The feeding was a problem. They would not receive anything into their mouths. I tried by spyhon action. I tore up my handkerchief and rolled it up to a wick. I dipped it in the tea cup; and when it was well soaked, I put one end into their mouth and the other end remained in the cup. To my great surprise, I found them sucking the wick like a baby. I thanked God most fervently for the great kindness in forgiving me my negligence in leaving the children under such a care. I thanked God doubly and many a time after this.
I stayed at Godamuri for a few days to tend and nurse the children to fit them to take the journey in a bullock cart, in which there is a good bit of jolting in the way for seventy-five miles to reach Midnapore. I kept them on raw milk only, and they improved beyond recognition.
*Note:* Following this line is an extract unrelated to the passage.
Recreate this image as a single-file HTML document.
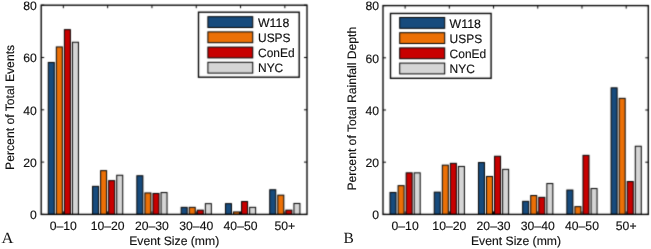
<!DOCTYPE html>
<html><head><meta charset="utf-8"><style>
html,body{margin:0;padding:0;background:#fff;}
svg{display:block;}
#T{will-change:transform;}
#T text{text-rendering:geometricPrecision;font-family:"Liberation Sans",sans-serif;font-size:12.2px;fill:#111;stroke:#111;stroke-width:0.15px;}
#T text.lt{font-family:"Liberation Serif",serif;font-size:15.5px;stroke-width:0;}
</style></head><body>
<svg width="651" height="249" viewBox="0 0 651 249">
<defs><filter id="b" x="0" y="0" width="1" height="1" color-interpolation-filters="sRGB"><feConvolveMatrix order="3" kernelMatrix="0.0225 0.1050 0.0225 0.1050 0.4900 0.1050 0.0225 0.1050 0.0225" divisor="1" edgeMode="duplicate"/></filter></defs>
<rect width="651" height="249" fill="#fff"/>
<g id="G">
<rect x="48.26" y="62.45" width="6.00" height="151.95" fill="#174b7d" stroke="#000"/>
<rect x="56.32" y="46.95" width="6.00" height="167.45" fill="#ec7006" stroke="#000"/>
<rect x="64.38" y="29.65" width="6.00" height="184.75" fill="#c80000" stroke="#000"/>
<rect x="72.44" y="42.25" width="6.00" height="172.15" fill="#d5d5d5" stroke="#000"/>
<rect x="92.56" y="186.35" width="6.00" height="28.05" fill="#174b7d" stroke="#000"/>
<rect x="100.62" y="170.65" width="6.00" height="43.75" fill="#ec7006" stroke="#000"/>
<rect x="108.68" y="180.65" width="6.00" height="33.75" fill="#c80000" stroke="#000"/>
<rect x="116.74" y="175.25" width="6.00" height="39.15" fill="#d5d5d5" stroke="#000"/>
<rect x="136.86" y="175.75" width="6.00" height="38.65" fill="#174b7d" stroke="#000"/>
<rect x="144.92" y="192.95" width="6.00" height="21.45" fill="#ec7006" stroke="#000"/>
<rect x="152.98" y="193.45" width="6.00" height="20.95" fill="#c80000" stroke="#000"/>
<rect x="161.04" y="192.55" width="6.00" height="21.85" fill="#d5d5d5" stroke="#000"/>
<rect x="181.16" y="207.35" width="6.00" height="7.05" fill="#174b7d" stroke="#000"/>
<rect x="189.22" y="207.35" width="6.00" height="7.05" fill="#ec7006" stroke="#000"/>
<rect x="197.28" y="210.15" width="6.00" height="4.25" fill="#c80000" stroke="#000"/>
<rect x="205.34" y="203.65" width="6.00" height="10.75" fill="#d5d5d5" stroke="#000"/>
<rect x="225.46" y="203.65" width="6.00" height="10.75" fill="#174b7d" stroke="#000"/>
<rect x="233.52" y="211.95" width="6.00" height="2.45" fill="#ec7006" stroke="#000"/>
<rect x="241.58" y="201.55" width="6.00" height="12.85" fill="#c80000" stroke="#000"/>
<rect x="249.64" y="207.35" width="6.00" height="7.05" fill="#d5d5d5" stroke="#000"/>
<rect x="269.76" y="189.75" width="6.00" height="24.65" fill="#174b7d" stroke="#000"/>
<rect x="277.82" y="195.15" width="6.00" height="19.25" fill="#ec7006" stroke="#000"/>
<rect x="285.88" y="210.15" width="6.00" height="4.25" fill="#c80000" stroke="#000"/>
<rect x="293.94" y="203.45" width="6.00" height="10.95" fill="#d5d5d5" stroke="#000"/>
<rect x="41.2" y="5.2" width="265.80" height="209.20" fill="none" stroke="#000" stroke-width="1.35"/>
<path d="M41.2 214.40h3M307.0 214.40h-3" stroke="#000"/>
<path d="M41.2 162.10h3M307.0 162.10h-3" stroke="#000"/>
<path d="M41.2 109.80h3M307.0 109.80h-3" stroke="#000"/>
<path d="M41.2 57.50h3M307.0 57.50h-3" stroke="#000"/>
<path d="M41.2 5.20h3M307.0 5.20h-3" stroke="#000"/>
<path d="M63.35 5.2v3M63.35 214.4v-3" stroke="#000"/>
<path d="M107.65 5.2v3M107.65 214.4v-3" stroke="#000"/>
<path d="M151.95 5.2v3M151.95 214.4v-3" stroke="#000"/>
<path d="M196.25 5.2v3M196.25 214.4v-3" stroke="#000"/>
<path d="M240.55 5.2v3M240.55 214.4v-3" stroke="#000"/>
<path d="M284.85 5.2v3M284.85 214.4v-3" stroke="#000"/>
<rect x="198.5" y="12.2" width="100.70" height="65.00" fill="#fff" stroke="#000" stroke-width="1.35"/>
<rect x="207.9" y="16.7" width="44.85" height="10.8" fill="#174b7d" stroke="#000"/>
<rect x="207.9" y="31.9" width="44.85" height="10.8" fill="#ec7006" stroke="#000"/>
<rect x="207.9" y="47.1" width="44.85" height="10.8" fill="#c80000" stroke="#000"/>
<rect x="207.9" y="62.3" width="44.85" height="10.8" fill="#d5d5d5" stroke="#000"/>
<rect x="390.02" y="192.45" width="6.00" height="21.95" fill="#174b7d" stroke="#000"/>
<rect x="398.08" y="185.65" width="6.00" height="28.75" fill="#ec7006" stroke="#000"/>
<rect x="406.14" y="172.85" width="6.00" height="41.55" fill="#c80000" stroke="#000"/>
<rect x="414.20" y="172.85" width="6.00" height="41.55" fill="#d5d5d5" stroke="#000"/>
<rect x="434.24" y="192.15" width="6.00" height="22.25" fill="#174b7d" stroke="#000"/>
<rect x="442.30" y="165.15" width="6.00" height="49.25" fill="#ec7006" stroke="#000"/>
<rect x="450.35" y="163.35" width="6.00" height="51.05" fill="#c80000" stroke="#000"/>
<rect x="458.41" y="166.45" width="6.00" height="47.95" fill="#d5d5d5" stroke="#000"/>
<rect x="478.45" y="162.55" width="6.00" height="51.85" fill="#174b7d" stroke="#000"/>
<rect x="486.51" y="176.45" width="6.00" height="37.95" fill="#ec7006" stroke="#000"/>
<rect x="494.57" y="156.25" width="6.00" height="58.15" fill="#c80000" stroke="#000"/>
<rect x="502.63" y="169.35" width="6.00" height="45.05" fill="#d5d5d5" stroke="#000"/>
<rect x="522.67" y="201.35" width="6.00" height="13.05" fill="#174b7d" stroke="#000"/>
<rect x="530.73" y="195.55" width="6.00" height="18.85" fill="#ec7006" stroke="#000"/>
<rect x="538.79" y="197.35" width="6.00" height="17.05" fill="#c80000" stroke="#000"/>
<rect x="546.85" y="183.55" width="6.00" height="30.85" fill="#d5d5d5" stroke="#000"/>
<rect x="566.88" y="190.05" width="6.00" height="24.35" fill="#174b7d" stroke="#000"/>
<rect x="574.94" y="206.65" width="6.00" height="7.75" fill="#ec7006" stroke="#000"/>
<rect x="583.00" y="155.35" width="6.00" height="59.05" fill="#c80000" stroke="#000"/>
<rect x="591.06" y="188.55" width="6.00" height="25.85" fill="#d5d5d5" stroke="#000"/>
<rect x="611.10" y="87.85" width="6.00" height="126.55" fill="#174b7d" stroke="#000"/>
<rect x="619.16" y="98.35" width="6.00" height="116.05" fill="#ec7006" stroke="#000"/>
<rect x="627.22" y="181.55" width="6.00" height="32.85" fill="#c80000" stroke="#000"/>
<rect x="635.28" y="146.25" width="6.00" height="68.15" fill="#d5d5d5" stroke="#000"/>
<rect x="383.0" y="5.6" width="265.30" height="208.80" fill="none" stroke="#000" stroke-width="1.35"/>
<path d="M383.0 214.40h3M648.3 214.40h-3" stroke="#000"/>
<path d="M383.0 162.20h3M648.3 162.20h-3" stroke="#000"/>
<path d="M383.0 110.00h3M648.3 110.00h-3" stroke="#000"/>
<path d="M383.0 57.80h3M648.3 57.80h-3" stroke="#000"/>
<path d="M383.0 5.60h3M648.3 5.60h-3" stroke="#000"/>
<path d="M405.11 5.6v3M405.11 214.4v-3" stroke="#000"/>
<path d="M449.32 5.6v3M449.32 214.4v-3" stroke="#000"/>
<path d="M493.54 5.6v3M493.54 214.4v-3" stroke="#000"/>
<path d="M537.76 5.6v3M537.76 214.4v-3" stroke="#000"/>
<path d="M581.97 5.6v3M581.97 214.4v-3" stroke="#000"/>
<path d="M626.19 5.6v3M626.19 214.4v-3" stroke="#000"/>
<rect x="390.5" y="13.45" width="100.60" height="64.85" fill="#fff" stroke="#000" stroke-width="1.35"/>
<rect x="399.7" y="17.5" width="45.00" height="10.8" fill="#174b7d" stroke="#000"/>
<rect x="399.7" y="32.7" width="45.00" height="10.8" fill="#ec7006" stroke="#000"/>
<rect x="399.7" y="47.9" width="45.00" height="10.8" fill="#c80000" stroke="#000"/>
<rect x="399.7" y="63.1" width="45.00" height="10.8" fill="#d5d5d5" stroke="#000"/>
</g>
<g filter="url(#b)">
<rect width="651" height="249" fill="#fff"/>
<use href="#G"/>
</g>
<g id="T">
<text x="36.90" y="219.10" text-anchor="end">0</text>
<text x="36.90" y="166.80" text-anchor="end">20</text>
<text x="36.90" y="114.50" text-anchor="end">40</text>
<text x="36.90" y="62.20" text-anchor="end">60</text>
<text x="36.90" y="9.90" text-anchor="end">80</text>
<text x="63.35" y="230.20" text-anchor="middle">0–10</text>
<text x="107.65" y="230.20" text-anchor="middle">10–20</text>
<text x="151.95" y="230.20" text-anchor="middle">20–30</text>
<text x="196.25" y="230.20" text-anchor="middle">30–40</text>
<text x="240.55" y="230.20" text-anchor="middle">40–50</text>
<text x="284.85" y="230.20" text-anchor="middle">50+</text>
<text x="258.00" y="26.70" textLength="31.23" lengthAdjust="spacingAndGlyphs">W118</text>
<text x="258.00" y="41.80" textLength="32.56" lengthAdjust="spacingAndGlyphs">USPS</text>
<text x="258.00" y="56.90" textLength="36.56" lengthAdjust="spacingAndGlyphs">ConEd</text>
<text x="258.00" y="72.00" textLength="25.24" lengthAdjust="spacingAndGlyphs">NYC</text>
<text transform="translate(13.70 107.40) rotate(-90)" textLength="125.11" lengthAdjust="spacing" text-anchor="middle">Percent of Total Events</text>
<text x="174.20" y="245.40" text-anchor="middle">Event Size (mm)</text>
<text x="1.60" y="243.40" textLength="11.98" lengthAdjust="spacingAndGlyphs" class="lt">A</text>
<text x="379.10" y="219.10" text-anchor="end">0</text>
<text x="379.10" y="166.90" text-anchor="end">20</text>
<text x="379.10" y="114.70" text-anchor="end">40</text>
<text x="379.10" y="62.50" text-anchor="end">60</text>
<text x="379.10" y="10.30" text-anchor="end">80</text>
<text x="405.11" y="230.20" text-anchor="middle">0–10</text>
<text x="449.32" y="230.20" text-anchor="middle">10–20</text>
<text x="493.54" y="230.20" text-anchor="middle">20–30</text>
<text x="537.76" y="230.20" text-anchor="middle">30–40</text>
<text x="581.97" y="230.20" text-anchor="middle">40–50</text>
<text x="626.19" y="230.20" text-anchor="middle">50+</text>
<text x="449.60" y="27.90" textLength="31.23" lengthAdjust="spacingAndGlyphs">W118</text>
<text x="449.60" y="43.00" textLength="32.56" lengthAdjust="spacingAndGlyphs">USPS</text>
<text x="449.60" y="58.10" textLength="36.56" lengthAdjust="spacingAndGlyphs">ConEd</text>
<text x="449.60" y="73.20" textLength="25.24" lengthAdjust="spacingAndGlyphs">NYC</text>
<text transform="translate(355.70 108.70) rotate(-90)" textLength="163.84" lengthAdjust="spacing" text-anchor="middle">Percent of Total Rainfall Depth</text>
<text x="516.00" y="245.40" text-anchor="middle">Event Size (mm)</text>
<text x="343.50" y="243.20" class="lt">B</text>
</g>
</svg>
</body></html>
When I found them in a fit condition of health to be able to stand the journey, I prepared myself to start off.
October 28, 1920 - to - November 4, 1920
I left Godamuri on Thursday, the twenty-eighth of October, and reached Midnapore on Thursday, the fourth of November, 1920, and did not tell anything to anyone except my wife. We were delayed on the way, halting at different places to give them rest. They bore the journey splendidly. We reached the Orphanage safely, and thanked God for their rescue and for saving them. They were admitted into the Orphanage the same day we arrived. They were accepted simply as the neglected children. They were so weak and emaciated that they could not move about, so no one could suspect anything with regard to their extraordinary history. I took my wife into confidence and told her the whole fact of the discovery of the children, requesting her very strongly not to tell anyone, or disclose the fact in any way. I thank her that she kept her promise splendidly.